Thematic analysis of Moldova’s commitments to the European Union on Competition

2 September 2015

Author: Iulian Rusu, EU law expert,

Institute of European Policies and Reforms (IEPP)

Summary of the thematic analysis

The Association Agreement has been applied provisionally since 1 September 2014; the terms set out in the chapters that have already entered into force begin to run from that date.

The Association Agreement provides for the possibility of settling disputes by going to the Court of Justice of the European Union as well in the case of issues of interpretation and application of the Agreement. Thus for a number of chapters, including Chapter 10 – Competition (in respect of the state aid) the EU and Moldovan undertakings will be able to go to court to defend their rights granted under the Association Agreement.

In terms of the competition the Association Agreement provides for Moldova’s commitment to implement legislation, which would effectively address anti-competitive agreements, abuse of dominant position, economic mergers, efficiently control the way of granting state aid, including recover unlawful state aid and create a functional independent authority with adequate human and financial resources.

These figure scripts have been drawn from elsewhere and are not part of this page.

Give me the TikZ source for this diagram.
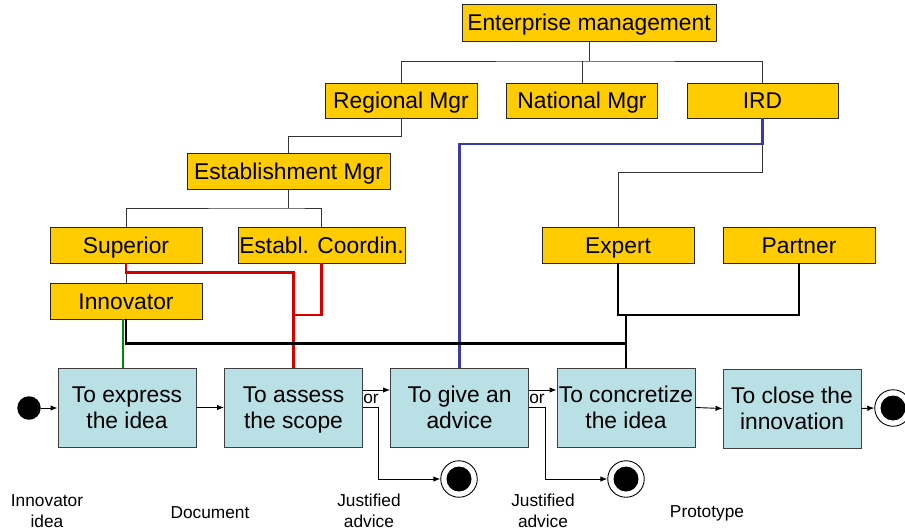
\documentclass[tikz,border=0pt]{standalone}
\usepackage{fontspec}
\setmainfont{Liberation Sans}
\usetikzlibrary{arrows.meta,calc}
\definecolor{orgfill}{HTML}{FFCC00}
\definecolor{procfill}{HTML}{B9E0E4}
\definecolor{redlink}{HTML}{D40000}
\definecolor{bluelink}{HTML}{3A3AA8}
\definecolor{greenlink}{HTML}{008A00}
% last line of a step label: keep descenders out of the vertical centring
\newcommand{\lastline}[1]{\raisebox{0pt}[\height][0pt]{#1}}
\tikzset{
  orgbox/.style={draw=black!85, line width=0.9pt, fill=orgfill, minimum height=36pt,
    inner sep=0pt, text height=16.4pt, text depth=0pt, font=\fontsize{22.8}{26}\selectfont},
  procbox/.style={draw=black!75, line width=0.9pt, fill=procfill, minimum width=138pt,
    minimum height=79pt, inner sep=0pt, align=center, font=\fontsize{22.8}{26}\selectfont},
  link/.style={draw=black!80, line width=0.9pt},
  bus/.style={draw=black, line width=2.6pt},
  redline/.style={draw=redlink, line width=2.2pt},
  blueline/.style={draw=bluelink, line width=2.2pt},
  greenline/.style={draw=greenlink, line width=2.2pt},
  arr/.style={draw=black, line width=0.9pt, -{Latex[length=7pt,width=5.5pt]}},
  lbl/.style={font=\fontsize{17.3}{20.5}\selectfont, align=center, inner sep=0pt},
  startdot/.style={circle, fill=black, minimum size=23.5pt, inner sep=0pt},
  endring/.style={circle, draw=black, line width=0.9pt, fill=white, minimum size=36.5pt,
    inner sep=0pt, path picture={\fill[black] (path picture bounding box.center) circle (12.5pt);}}
}
\begin{document}
\begin{tikzpicture}[x=1pt,y=-1pt]
\useasboundingbox (0,0) rectangle (905,531);

% organisation chart
\node[orgbox, minimum width=254pt, minimum height=37pt] (ent) at (589,22.5) {Enterprise management};
\node[orgbox, minimum width=152pt, minimum height=35pt] (reg) at (401,100.5) {Regional Mgr};
\node[orgbox, minimum width=151pt, minimum height=35pt] (nat) at (582,100.5) {National Mgr};
\node[orgbox, minimum width=151pt, minimum height=35pt] (ird) at (762.5,100.5) {IRD};
\node[orgbox, minimum width=203pt] (est) at (288.5,171) {Establishment Mgr};
\node[orgbox, minimum width=152pt] (sup) at (126,245) {Superior};
\node[orgbox, minimum width=167pt] (coo) at (321.5,245) {Establ. Coordin.};
\node[orgbox, minimum width=152pt] (inn) at (126,301) {Innovator};
\node[orgbox, minimum width=152pt] (exp) at (618,245) {Expert};
\node[orgbox, minimum width=152pt] (par) at (799,245) {Partner};

% process steps
\node[procbox] (p1) at (127,407.5) {To express\\\lastline{the idea}};
\node[procbox] (p2) at (293.5,407.5) {To assess\\\lastline{the scope}};
\node[procbox] (p3) at (459.5,407.5) {To give an\\\lastline{advice}};
\node[procbox] (p4) at (626,407.5) {To concretize\\\lastline{the idea}};
\node[procbox] (p5) at (792,408.5) {To close the\\\lastline{innovation}};

\node[startdot] (start) at (29,408) {};
\node[endring] (e1) at (459,479) {};
\node[endring] (e2) at (626,479) {};
\node[endring] (e3) at (893,408) {};

% hierarchy links
\coordinate (topbar) at (589,61);
\draw[link] (ent.south) -- (topbar);
\draw[link] (reg.north) |- (topbar) -| (ird.north);
\draw[link] (nat.north) -- (nat.north |- topbar);
\coordinate (regbar) at (288.5,136);
\draw[link] (reg.south) |- (regbar) -- (est.north);
\coordinate (estbar) at (288.5,208);
\draw[link] (est.south) -- (estbar);
\draw[link] (sup.north) |- (estbar) -| (coo.north);
\draw[link] (sup.south) -- (inn.north);
\coordinate (irdbar) at (762.5,172);
\draw[link] (ird.south) -- (irdbar) -| (exp.north);

% involvement links
\coordinate (bluebend) at (762.5,144);
\draw[blueline] (ird.south) -- (bluebend) -| (p3.north);
\coordinate (redbend) at (293.5,272.5);
\coordinate (redjoin) at (293.5,315);
\draw[redline] (sup.south) |- (redbend) -- (p2.north);
\draw[redline] (coo.south) |- (redjoin);
\draw[greenline] ([xshift=-3pt]inn.south) -- ([xshift=-3pt]inn.south |- p1.north);
\coordinate (busend) at (626,343.5);
\coordinate (expbar) at (626,315);
\draw[bus] (inn.south) |- (busend);
\draw[bus] (exp.south) -- (exp.south |- expbar) -| (par.south);
\draw[bus] (expbar) -- (p4.north);

% process flow
\draw[arr] (start.east) -- (start.east -| p1.west);
\draw[arr] (p1.east) -- (p2.west);
\draw[arr] ([yshift=17.5pt]p2.east) -- ([yshift=17.5pt]p3.west);
\draw[arr] (p2.east) -- ++(15,0) |- (e1.west);
\draw[arr] ([yshift=17.5pt]p3.east) -- ([yshift=17.5pt]p4.west);
\draw[arr] (p3.east) -- ++(16,0) |- (e2.west);
\draw[arr] (p4.east) -- (p5.west);
\draw[arr] (p5.east) -- (e3.west);
\node[lbl] (or1) at (371,399) {or};
\node[lbl] (or2) at (537,399) {or};

% deliverables
\node[lbl] (d1) at (47,511) {Innovator\\idea};
\node[lbl] (d2) at (210,513) {Document};
\node[lbl] (d3) at (369,511) {Justified\\advice};
\node[lbl] (d4) at (543,511) {Justified\\advice};
\node[lbl] (d5) at (707,513) {Prototype};
\end{tikzpicture}
\end{document}
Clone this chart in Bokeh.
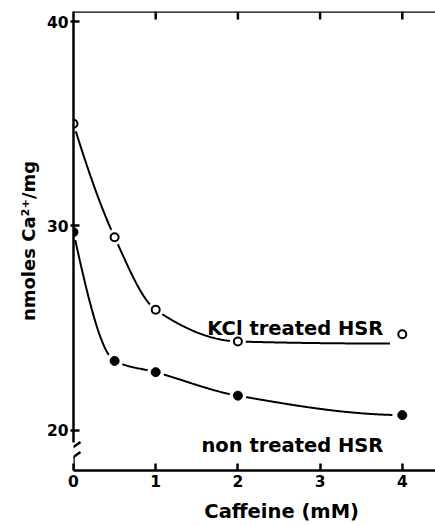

The competition legislation implements mainly the key provisions on competition and state aid available at the EU level. However, the Competition Law has no penalty measures in the form of fines as tough as the EU ones, and the way of recovery of state aid is not subject to a strict prescription of recovery, and the authority, which authorized or issued the state aid, is obliged to recover it. The Competition Council does not issue directly enforceable acts on state aid recovery.

The Competition Council does not have a harmonized set of rules of procedure to clarify the way the Council will act and what rights will provide to the undertakings in the case of exercising powers: anti-competitive agreements, abuse of dominant position, mergers, authorization and recovery of state aid. These rules of procedure are necessary to ensure clarity, among others, of the right of defence held by undertakings, including in the case of unannounced inspections.

The Competition Council is to prioritize the areas of intervention to protect competition and not rely only on complaints and notices from undertakings. A key area of ​​priority for the Competition Council, including being able to measure institutional efficiency, is implementation of leniency policies to deter anti-competitive agreements in the toughest forms (cartels). In this regard, the Competition Council should also review the maximum limits of fines that it may apply to the undertakings concerned, including use of some significant coefficients for cases of recidivism of the undertakings. In these circumstances the leniency policy, which the Competition Council will promote, will have more significant effects.

This prioritization will have at least two key positive effects: protection of consumers’ interests by fewer anti-competitive agreements and fewer abuses of dominant position, and strengthening of the option of initiating collective actions to recover the damage caused by undertakings as part of the anticompetitive conduct sanctioned by the Competition Council’s final decisions.